You're right to point out that there is a discrepancy between its beauty (= rare) and its availability. If this were a hard-to-find fragrance people would be saying how inconsolable they feel about its loss and wringing their hands out of despair. As it is we may only contemplate the possibility and shiver with relative safety.

"We may contemplate the possibility and shiver with relative safety" - wonderfully put, Hélène! And so absolutely true.

Hélène!
Thanks for putting into words what I thought was MY secret:) Déclaration was my first JCE creation and I can't seem to get enough. It seems to me that Terre, Bigarade, Angeliques, Eau de Lalique, etc. all share something in common, something which I'm sure you can describe much better than I can. (I am looking forward to smelling the Hermessences and The Different Company's offerings.)
Wonderful review!

Hector,

I'm so glad my words were of any help to you:)

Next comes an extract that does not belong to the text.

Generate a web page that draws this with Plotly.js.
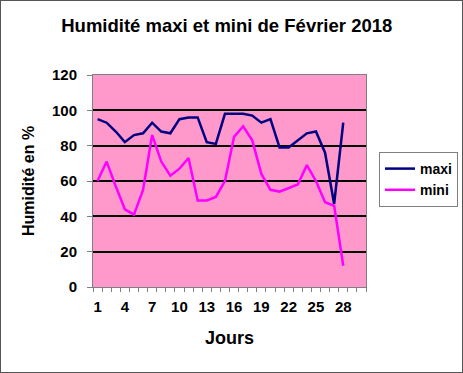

That's a great idea; I'll keep the idea of doing a systemic review of JCE's perfumes in a corner of my mind.

I can't wait!

Every time I smell this I am immediately transported to a hole-in-the-wall Indian grocery store: an overdose of too many spices and over-ripe, verging on spoiled, exotic fruits, with a hint of the proprietor's body odor adding to the mix. No, thank you. I like my curries on a plate, not smeared on my chest.

I learned after having written the review that Ellena in fact attempted to reconstitute a Russian tea impression, but like you, it made me think more of the sub-continent.

However, I must say that I enjoy its fresh oriental aspect.